## begin SOURCE DATA

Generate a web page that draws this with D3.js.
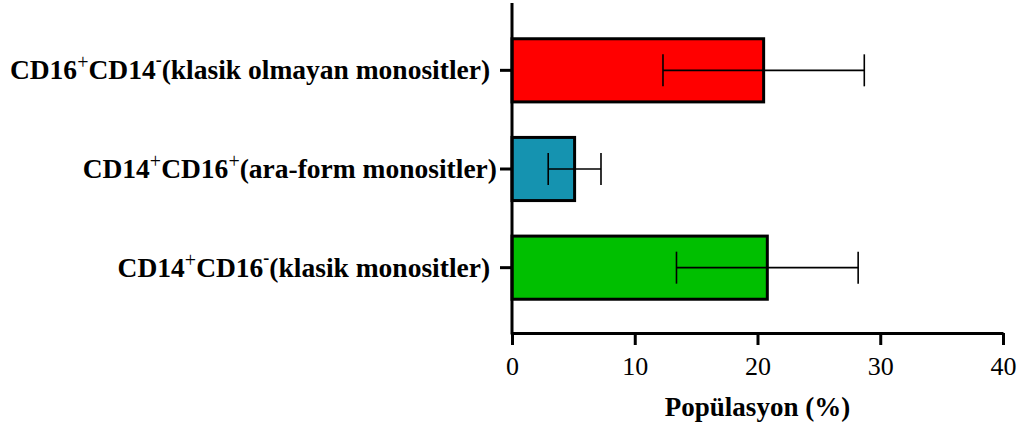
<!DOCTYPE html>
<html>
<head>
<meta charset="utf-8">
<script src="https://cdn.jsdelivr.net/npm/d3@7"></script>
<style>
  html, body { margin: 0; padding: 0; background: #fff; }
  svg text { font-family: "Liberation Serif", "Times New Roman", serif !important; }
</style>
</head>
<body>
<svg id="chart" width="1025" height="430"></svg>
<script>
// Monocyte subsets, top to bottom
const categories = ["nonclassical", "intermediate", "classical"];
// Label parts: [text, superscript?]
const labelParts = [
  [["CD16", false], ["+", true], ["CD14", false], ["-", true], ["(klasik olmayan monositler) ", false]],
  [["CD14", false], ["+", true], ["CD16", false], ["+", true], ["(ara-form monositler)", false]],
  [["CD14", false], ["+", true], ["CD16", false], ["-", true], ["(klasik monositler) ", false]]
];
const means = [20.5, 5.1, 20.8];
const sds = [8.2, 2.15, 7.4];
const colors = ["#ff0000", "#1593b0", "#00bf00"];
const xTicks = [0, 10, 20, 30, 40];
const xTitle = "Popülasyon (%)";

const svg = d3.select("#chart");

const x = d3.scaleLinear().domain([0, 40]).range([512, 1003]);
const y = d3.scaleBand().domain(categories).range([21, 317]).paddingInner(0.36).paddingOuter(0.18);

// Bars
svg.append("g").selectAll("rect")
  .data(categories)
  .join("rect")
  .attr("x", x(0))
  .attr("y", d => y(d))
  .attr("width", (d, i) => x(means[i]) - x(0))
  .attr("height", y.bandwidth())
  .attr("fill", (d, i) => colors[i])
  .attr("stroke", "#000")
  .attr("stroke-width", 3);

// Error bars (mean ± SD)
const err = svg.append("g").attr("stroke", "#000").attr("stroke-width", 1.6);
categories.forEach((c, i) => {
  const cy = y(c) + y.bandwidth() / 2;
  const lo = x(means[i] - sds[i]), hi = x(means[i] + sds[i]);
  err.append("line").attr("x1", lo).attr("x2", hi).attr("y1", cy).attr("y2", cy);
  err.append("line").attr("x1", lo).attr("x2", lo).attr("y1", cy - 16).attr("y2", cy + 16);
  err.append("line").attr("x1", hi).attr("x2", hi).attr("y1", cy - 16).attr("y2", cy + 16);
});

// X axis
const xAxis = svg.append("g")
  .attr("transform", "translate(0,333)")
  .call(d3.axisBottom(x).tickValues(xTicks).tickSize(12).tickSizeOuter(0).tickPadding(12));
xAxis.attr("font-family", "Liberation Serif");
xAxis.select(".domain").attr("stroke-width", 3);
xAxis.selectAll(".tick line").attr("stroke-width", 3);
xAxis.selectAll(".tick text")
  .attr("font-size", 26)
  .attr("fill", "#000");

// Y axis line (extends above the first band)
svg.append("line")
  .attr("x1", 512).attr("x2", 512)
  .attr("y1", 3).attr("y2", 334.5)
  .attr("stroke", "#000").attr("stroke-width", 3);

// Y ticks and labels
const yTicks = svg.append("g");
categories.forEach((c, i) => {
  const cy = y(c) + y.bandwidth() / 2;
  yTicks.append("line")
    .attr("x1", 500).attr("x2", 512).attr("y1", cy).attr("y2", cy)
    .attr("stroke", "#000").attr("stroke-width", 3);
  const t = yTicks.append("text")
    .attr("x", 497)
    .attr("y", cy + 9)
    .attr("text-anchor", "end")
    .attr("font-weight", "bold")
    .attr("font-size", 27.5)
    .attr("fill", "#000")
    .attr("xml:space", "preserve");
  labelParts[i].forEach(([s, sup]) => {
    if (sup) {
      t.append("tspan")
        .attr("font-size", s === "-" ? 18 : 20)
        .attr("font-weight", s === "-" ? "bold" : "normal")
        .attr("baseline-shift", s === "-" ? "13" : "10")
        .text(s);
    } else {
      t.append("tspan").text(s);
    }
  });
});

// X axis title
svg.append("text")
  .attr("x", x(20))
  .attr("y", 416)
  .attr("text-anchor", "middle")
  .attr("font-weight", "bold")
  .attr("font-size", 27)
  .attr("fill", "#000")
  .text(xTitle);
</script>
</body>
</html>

## end SOURCE DATA

**PROBLEM DETAILS:** Each line of the data is to be duplicated exactly; pictures stay out of the copy.

**EXERCISE OUTPUT:**
Generate a web page that draws this with D3.js.
<!DOCTYPE html>
<html>
<head>
<meta charset="utf-8">
<script src="https://cdn.jsdelivr.net/npm/d3@7"></script>
<style>
  html, body { margin: 0; padding: 0; background: #fff; }
  svg text { font-family: "Liberation Serif", "Times New Roman", serif !important; }
</style>
</head>
<body>
<svg id="chart" width="1025" height="430"></svg>
<script>
// Monocyte subsets, top to bottom
const categories = ["nonclassical", "intermediate", "classical"];
// Label parts: [text, superscript?]
const labelParts = [
  [["CD16", false], ["+", true], ["CD14", false], ["-", true], ["(klasik olmayan monositler) ", false]],
  [["CD14", false], ["+", true], ["CD16", false], ["+", true], ["(ara-form monositler)", false]],
  [["CD14", false], ["+", true], ["CD16", false], ["-", true], ["(klasik monositler) ", false]]
];
const means = [20.5, 5.1, 20.8];
const sds = [8.2, 2.15, 7.4];
const colors = ["#ff0000", "#1593b0", "#00bf00"];
const xTicks = [0, 10, 20, 30, 40];
const xTitle = "Popülasyon (%)";

const svg = d3.select("#chart");

const x = d3.scaleLinear().domain([0, 40]).range([512, 1003]);
const y = d3.scaleBand().domain(categories).range([21, 317]).paddingInner(0.36).paddingOuter(0.18);

// Bars
svg.append("g").selectAll("rect")
  .data(categories)
  .join("rect")
  .attr("x", x(0))
  .attr("y", d => y(d))
  .attr("width", (d, i) => x(means[i]) - x(0))
  .attr("height", y.bandwidth())
  .attr("fill", (d, i) => colors[i])
  .attr("stroke", "#000")
  .attr("stroke-width", 3);

// Error bars (mean ± SD)
const err = svg.append("g").attr("stroke", "#000").attr("stroke-width", 1.6);
categories.forEach((c, i) => {
  const cy = y(c) + y.bandwidth() / 2;
  const lo = x(means[i] - sds[i]), hi = x(means[i] + sds[i]);
  err.append("line").attr("x1", lo).attr("x2", hi).attr("y1", cy).attr("y2", cy);
  err.append("line").attr("x1", lo).attr("x2", lo).attr("y1", cy - 16).attr("y2", cy + 16);
  err.append("line").attr("x1", hi).attr("x2", hi).attr("y1", cy - 16).attr("y2", cy + 16);
});

// X axis
const xAxis = svg.append("g")
  .attr("transform", "translate(0,333)")
  .call(d3.axisBottom(x).tickValues(xTicks).tickSize(12).tickSizeOuter(0).tickPadding(12));
xAxis.attr("font-family", "Liberation Serif");
xAxis.select(".domain").attr("stroke-width", 3);
xAxis.selectAll(".tick line").attr("stroke-width", 3);
xAxis.selectAll(".tick text")
  .attr("font-size", 26)
  .attr("fill", "#000");

// Y axis line (extends above the first band)
svg.append("line")
  .attr("x1", 512).attr("x2", 512)
  .attr("y1", 3).attr("y2", 334.5)
  .attr("stroke", "#000").attr("stroke-width", 3);

// Y ticks and labels
const yTicks = svg.append("g");
categories.forEach((c, i) => {
  const cy = y(c) + y.bandwidth() / 2;
  yTicks.append("line")
    .attr("x1", 500).attr("x2", 512).attr("y1", cy).attr("y2", cy)
    .attr("stroke", "#000").attr("stroke-width", 3);
  const t = yTicks.append("text")
    .attr("x", 497)
    .attr("y", cy + 9)
    .attr("text-anchor", "end")
    .attr("font-weight", "bold")
    .attr("font-size", 27.5)
    .attr("fill", "#000")
    .attr("xml:space", "preserve");
  labelParts[i].forEach(([s, sup]) => {
    if (sup) {
      t.append("tspan")
        .attr("font-size", s === "-" ? 18 : 20)
        .attr("font-weight", s === "-" ? "bold" : "normal")
        .attr("baseline-shift", s === "-" ? "13" : "10")
        .text(s);
    } else {
      t.append("tspan").text(s);
    }
  });
});

// X axis title
svg.append("text")
  .attr("x", x(20))
  .attr("y", 416)
  .attr("text-anchor", "middle")
  .attr("font-weight", "bold")
  .attr("font-size", 27)
  .attr("fill", "#000")
  .text(xTitle);
</script>
</body>
</html>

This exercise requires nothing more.